Verse 2 – “… worse sinners than all other Galileans…” They were not worse than any other Galileans that had rejected Christ
Verse 3 – “… unless you repent you will all likewise perish” The key word in understanding this verse is repent. ALL Jews who did not repent, leave the Old Covenant, and follow Jesus into the New Covenant, would die without hope, both physically and spiritually.
John 3:16 For God so loved the world that He gave His only begotten Son, that whoever believes in Him should not perish but have everlasting life.
Perish G622 ἀπόλλυμι apollymi ap-ol’-loo-mee Root: from <G575> (apo) and the base of <G3639> (olethros); to destroy fully (reflexive to perish, or lose), literal or figurative :- destroy, die, lose, mar, perish.
These are the choices that mankind has; eternal life or eternal death. They are the same choices that the Jews of the 1st century had. The prophets, Jesus, and later his disciples, all warned them of their coming physical destruction, too.
Verse 4 – “… the tower in Siloam fell…” See John 9:7 and Neh 3:15.
Verse 5 – “… but unless you repent you will all likewise perish.” This is a repeat of the same statement, given to emphasize the importance. He was not discussing falling towers as the manner of their death, but telling them how sure and certain their end would be. See Josephus, War, b. vi. ch. iv., v., vi.
Verse 6 – “A certain man had a fig tree planted in his vineyard and he came seeking fruit. Fruit and vineyard are common themes in the Bible. In this case:
- The man is God
- The fig tree is his chosen people
- The vineyard is the promised land
- The keeper is Jesus.
Verse 7 – “Then he said to the keeper of his vineyard, ‘Look, for three years I have come seeking fruit on this fig tree…” God seeking fruit for 3 years would correspond to Jesus’ approximate 3 year ministry. “… and find none. Cut it down; why does it use up the ground?'” The “man” (God) was ready to destroy the “tree” (the chosen people).

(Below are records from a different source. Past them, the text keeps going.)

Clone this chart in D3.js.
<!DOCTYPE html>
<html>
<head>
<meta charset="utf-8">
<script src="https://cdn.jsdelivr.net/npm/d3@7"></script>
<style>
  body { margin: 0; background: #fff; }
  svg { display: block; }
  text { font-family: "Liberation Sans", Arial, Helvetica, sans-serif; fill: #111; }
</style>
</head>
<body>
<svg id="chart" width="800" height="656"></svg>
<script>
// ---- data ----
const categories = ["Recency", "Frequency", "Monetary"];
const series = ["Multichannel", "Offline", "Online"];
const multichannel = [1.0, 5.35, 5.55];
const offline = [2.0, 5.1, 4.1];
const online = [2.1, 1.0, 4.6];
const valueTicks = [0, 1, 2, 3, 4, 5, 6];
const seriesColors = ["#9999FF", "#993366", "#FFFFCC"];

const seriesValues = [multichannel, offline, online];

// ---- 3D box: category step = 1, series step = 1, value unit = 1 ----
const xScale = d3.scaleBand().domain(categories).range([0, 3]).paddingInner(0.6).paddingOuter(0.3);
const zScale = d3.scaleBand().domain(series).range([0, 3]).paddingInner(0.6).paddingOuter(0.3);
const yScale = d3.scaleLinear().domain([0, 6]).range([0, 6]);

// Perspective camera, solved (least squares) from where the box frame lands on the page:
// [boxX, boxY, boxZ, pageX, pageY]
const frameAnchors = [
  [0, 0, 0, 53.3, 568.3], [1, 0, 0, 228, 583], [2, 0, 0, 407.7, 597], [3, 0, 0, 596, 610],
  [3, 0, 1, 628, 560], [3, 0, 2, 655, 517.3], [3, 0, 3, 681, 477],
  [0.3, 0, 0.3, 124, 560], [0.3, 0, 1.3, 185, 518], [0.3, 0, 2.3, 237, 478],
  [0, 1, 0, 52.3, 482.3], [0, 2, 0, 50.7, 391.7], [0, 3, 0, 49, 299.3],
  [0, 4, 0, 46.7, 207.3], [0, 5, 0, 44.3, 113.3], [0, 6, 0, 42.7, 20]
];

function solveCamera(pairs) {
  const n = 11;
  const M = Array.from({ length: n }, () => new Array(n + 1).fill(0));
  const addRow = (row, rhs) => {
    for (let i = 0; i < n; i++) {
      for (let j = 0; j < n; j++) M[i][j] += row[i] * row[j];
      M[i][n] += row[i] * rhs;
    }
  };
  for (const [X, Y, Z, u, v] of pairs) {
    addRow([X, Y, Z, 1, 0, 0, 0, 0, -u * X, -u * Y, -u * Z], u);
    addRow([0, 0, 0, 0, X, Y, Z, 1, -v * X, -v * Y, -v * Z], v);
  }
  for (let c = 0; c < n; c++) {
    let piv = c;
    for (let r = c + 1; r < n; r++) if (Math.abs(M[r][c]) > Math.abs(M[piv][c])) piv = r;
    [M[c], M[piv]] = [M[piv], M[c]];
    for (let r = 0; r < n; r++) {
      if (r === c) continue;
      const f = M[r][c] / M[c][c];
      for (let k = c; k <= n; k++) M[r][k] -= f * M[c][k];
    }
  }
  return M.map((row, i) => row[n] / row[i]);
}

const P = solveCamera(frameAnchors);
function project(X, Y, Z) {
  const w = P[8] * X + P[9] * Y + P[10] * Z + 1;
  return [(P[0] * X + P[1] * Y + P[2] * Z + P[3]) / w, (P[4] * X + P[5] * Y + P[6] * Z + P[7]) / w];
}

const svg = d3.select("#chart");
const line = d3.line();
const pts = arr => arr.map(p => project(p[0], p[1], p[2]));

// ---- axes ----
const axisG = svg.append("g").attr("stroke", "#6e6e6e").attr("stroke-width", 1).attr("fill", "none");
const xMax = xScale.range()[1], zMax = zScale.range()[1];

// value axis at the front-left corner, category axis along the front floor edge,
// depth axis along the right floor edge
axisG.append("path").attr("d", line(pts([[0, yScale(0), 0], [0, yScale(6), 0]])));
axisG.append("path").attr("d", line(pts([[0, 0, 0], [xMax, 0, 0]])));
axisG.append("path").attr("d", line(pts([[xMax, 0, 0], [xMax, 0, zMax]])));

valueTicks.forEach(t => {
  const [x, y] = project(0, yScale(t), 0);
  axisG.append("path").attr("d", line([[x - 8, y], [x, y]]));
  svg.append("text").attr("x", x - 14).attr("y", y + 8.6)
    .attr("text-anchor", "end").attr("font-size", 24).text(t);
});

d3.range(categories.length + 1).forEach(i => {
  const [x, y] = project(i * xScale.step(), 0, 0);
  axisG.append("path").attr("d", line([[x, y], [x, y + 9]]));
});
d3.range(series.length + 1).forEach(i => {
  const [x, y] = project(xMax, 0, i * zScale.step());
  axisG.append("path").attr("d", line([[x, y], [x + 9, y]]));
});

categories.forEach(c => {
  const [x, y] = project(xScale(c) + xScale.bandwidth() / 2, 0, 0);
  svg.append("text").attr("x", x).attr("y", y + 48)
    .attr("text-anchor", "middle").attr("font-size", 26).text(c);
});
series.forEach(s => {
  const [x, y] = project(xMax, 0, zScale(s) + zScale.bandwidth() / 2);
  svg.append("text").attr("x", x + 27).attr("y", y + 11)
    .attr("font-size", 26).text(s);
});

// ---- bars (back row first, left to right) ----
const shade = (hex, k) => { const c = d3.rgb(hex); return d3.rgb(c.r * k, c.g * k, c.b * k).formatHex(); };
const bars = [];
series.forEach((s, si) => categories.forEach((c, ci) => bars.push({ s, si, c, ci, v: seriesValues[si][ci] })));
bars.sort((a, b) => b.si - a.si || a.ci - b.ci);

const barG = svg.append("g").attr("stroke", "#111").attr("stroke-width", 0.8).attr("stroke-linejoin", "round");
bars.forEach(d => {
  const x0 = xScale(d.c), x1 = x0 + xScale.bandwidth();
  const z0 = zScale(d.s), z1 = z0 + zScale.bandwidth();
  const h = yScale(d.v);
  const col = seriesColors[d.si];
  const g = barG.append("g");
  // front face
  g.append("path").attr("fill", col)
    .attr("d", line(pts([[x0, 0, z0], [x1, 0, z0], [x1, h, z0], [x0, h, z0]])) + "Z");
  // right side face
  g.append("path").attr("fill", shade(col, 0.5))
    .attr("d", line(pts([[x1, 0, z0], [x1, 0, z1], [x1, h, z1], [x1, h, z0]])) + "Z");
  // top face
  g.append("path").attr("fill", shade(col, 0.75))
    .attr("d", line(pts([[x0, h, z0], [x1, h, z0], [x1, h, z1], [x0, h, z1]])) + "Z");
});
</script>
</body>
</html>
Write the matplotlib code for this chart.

Verse 8 – “… let it alone this year also, until I dig around it and fertilize it.” The “keeper” persuaded the “man” to try once more. It is here that I am unsure of the remaining time allowed. I might be either of these two:
- The extended time could be the remainder of Jesus’ ministry on earth.
- Or, Jesus was leaving the care of the vineyard to his disciples (and the Holy Spirit) for one last try at saving the nation.
Verse 9 – And if it bears fruit, well. But if not, after that you can cut it down.’ ” In either case, after the final attempt, there was an appointed time coming for their destruction.
Matthew 3:10 And even now the ax is laid to the root of the trees. Therefore every tree which does not bear good fruit is cut down and thrown into the fire.
At the time this parable is written God wants to save the Jews, but they are unwilling to accept his son. He has love and hope for them until they reject his son. Then he prepares vengeance on them for their persecution of his new chosen people, the disciples of the Christ. After another parable, Jesus makes this statement:
Luke 18:7-8 And shall God not avenge His own elect who cry out day and night to Him, though He bears long with them?
8 I tell you that He will avenge them speedily. Nevertheless, when the Son of Man comes, will He really find faith on the earth?”
Knowing that the Jews will reject him and that they will reject his disciples, he questions how many will be faithful in the land when he returns. But he has great care for his new chosen people and expresses concern that they might be caught up in the coming Roman invasion. If we read all of Matthew chapter 24, we can see this concern, and also that he tells them how to avoid the impending destruction.
Matthew 24:22 And unless those days were shortened, no flesh would be saved; but for the elect’s sake those days will be shortened.